start RAW DATA

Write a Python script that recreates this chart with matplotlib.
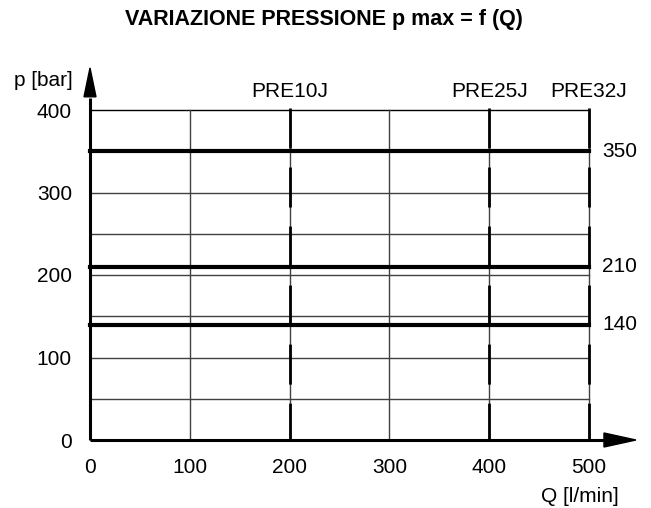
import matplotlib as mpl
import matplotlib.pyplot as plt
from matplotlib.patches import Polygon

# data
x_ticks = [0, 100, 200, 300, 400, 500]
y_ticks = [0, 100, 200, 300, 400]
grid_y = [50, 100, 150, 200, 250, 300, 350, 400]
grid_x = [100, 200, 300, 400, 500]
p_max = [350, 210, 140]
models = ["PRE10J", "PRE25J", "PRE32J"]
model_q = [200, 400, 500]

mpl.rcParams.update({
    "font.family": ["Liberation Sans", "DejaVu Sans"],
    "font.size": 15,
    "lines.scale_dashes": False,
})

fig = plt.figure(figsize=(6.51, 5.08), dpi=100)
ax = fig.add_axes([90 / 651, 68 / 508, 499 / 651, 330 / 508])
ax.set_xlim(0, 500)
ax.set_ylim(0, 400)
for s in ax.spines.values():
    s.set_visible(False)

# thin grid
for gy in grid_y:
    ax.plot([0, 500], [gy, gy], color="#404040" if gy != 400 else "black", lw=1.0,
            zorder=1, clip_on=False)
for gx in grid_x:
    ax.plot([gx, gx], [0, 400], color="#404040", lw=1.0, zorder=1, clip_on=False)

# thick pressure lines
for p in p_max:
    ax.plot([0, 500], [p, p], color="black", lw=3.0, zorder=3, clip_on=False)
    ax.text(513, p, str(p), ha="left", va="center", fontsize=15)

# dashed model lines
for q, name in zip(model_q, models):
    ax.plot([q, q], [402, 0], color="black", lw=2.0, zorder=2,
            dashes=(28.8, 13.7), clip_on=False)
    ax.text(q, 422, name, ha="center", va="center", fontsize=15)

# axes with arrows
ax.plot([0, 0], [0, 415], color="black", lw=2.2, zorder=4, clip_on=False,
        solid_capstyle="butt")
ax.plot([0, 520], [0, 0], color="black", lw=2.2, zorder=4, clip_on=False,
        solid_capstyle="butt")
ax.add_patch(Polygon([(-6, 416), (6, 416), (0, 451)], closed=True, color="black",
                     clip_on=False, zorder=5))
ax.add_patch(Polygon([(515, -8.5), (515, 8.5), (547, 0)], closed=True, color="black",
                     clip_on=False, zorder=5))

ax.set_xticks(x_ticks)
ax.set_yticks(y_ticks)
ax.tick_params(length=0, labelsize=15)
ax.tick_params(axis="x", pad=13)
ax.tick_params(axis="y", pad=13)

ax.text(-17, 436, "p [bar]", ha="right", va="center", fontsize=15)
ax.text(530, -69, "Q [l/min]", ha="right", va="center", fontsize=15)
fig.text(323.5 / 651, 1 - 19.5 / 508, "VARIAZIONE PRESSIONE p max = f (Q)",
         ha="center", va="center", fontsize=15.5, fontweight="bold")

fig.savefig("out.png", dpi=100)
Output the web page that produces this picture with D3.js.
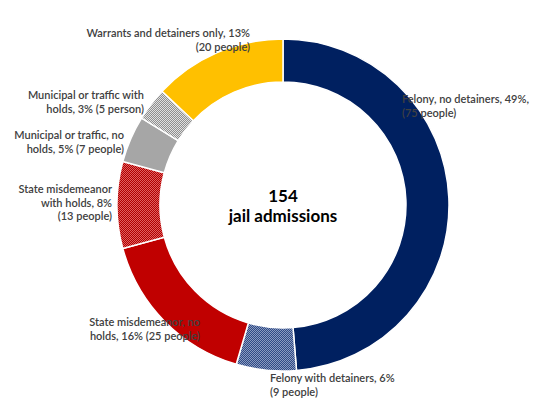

end RAW DATA

* PROMPT
Quote each record exactly as it stands, minus the pictures.

* OUTPUT
Write a Python script that recreates this chart with matplotlib.
import matplotlib as mpl
import matplotlib.pyplot as plt
from matplotlib.patches import Polygon

# data
x_ticks = [0, 100, 200, 300, 400, 500]
y_ticks = [0, 100, 200, 300, 400]
grid_y = [50, 100, 150, 200, 250, 300, 350, 400]
grid_x = [100, 200, 300, 400, 500]
p_max = [350, 210, 140]
models = ["PRE10J", "PRE25J", "PRE32J"]
model_q = [200, 400, 500]

mpl.rcParams.update({
    "font.family": ["Liberation Sans", "DejaVu Sans"],
    "font.size": 15,
    "lines.scale_dashes": False,
})

fig = plt.figure(figsize=(6.51, 5.08), dpi=100)
ax = fig.add_axes([90 / 651, 68 / 508, 499 / 651, 330 / 508])
ax.set_xlim(0, 500)
ax.set_ylim(0, 400)
for s in ax.spines.values():
    s.set_visible(False)

# thin grid
for gy in grid_y:
    ax.plot([0, 500], [gy, gy], color="#404040" if gy != 400 else "black", lw=1.0,
            zorder=1, clip_on=False)
for gx in grid_x:
    ax.plot([gx, gx], [0, 400], color="#404040", lw=1.0, zorder=1, clip_on=False)

# thick pressure lines
for p in p_max:
    ax.plot([0, 500], [p, p], color="black", lw=3.0, zorder=3, clip_on=False)
    ax.text(513, p, str(p), ha="left", va="center", fontsize=15)

# dashed model lines
for q, name in zip(model_q, models):
    ax.plot([q, q], [402, 0], color="black", lw=2.0, zorder=2,
            dashes=(28.8, 13.7), clip_on=False)
    ax.text(q, 422, name, ha="center", va="center", fontsize=15)

# axes with arrows
ax.plot([0, 0], [0, 415], color="black", lw=2.2, zorder=4, clip_on=False,
        solid_capstyle="butt")
ax.plot([0, 520], [0, 0], color="black", lw=2.2, zorder=4, clip_on=False,
        solid_capstyle="butt")
ax.add_patch(Polygon([(-6, 416), (6, 416), (0, 451)], closed=True, color="black",
                     clip_on=False, zorder=5))
ax.add_patch(Polygon([(515, -8.5), (515, 8.5), (547, 0)], closed=True, color="black",
                     clip_on=False, zorder=5))

ax.set_xticks(x_ticks)
ax.set_yticks(y_ticks)
ax.tick_params(length=0, labelsize=15)
ax.tick_params(axis="x", pad=13)
ax.tick_params(axis="y", pad=13)

ax.text(-17, 436, "p [bar]", ha="right", va="center", fontsize=15)
ax.text(530, -69, "Q [l/min]", ha="right", va="center", fontsize=15)
fig.text(323.5 / 651, 1 - 19.5 / 508, "VARIAZIONE PRESSIONE p max = f (Q)",
         ha="center", va="center", fontsize=15.5, fontweight="bold")

fig.savefig("out.png", dpi=100)
Output the web page that produces this picture with D3.js.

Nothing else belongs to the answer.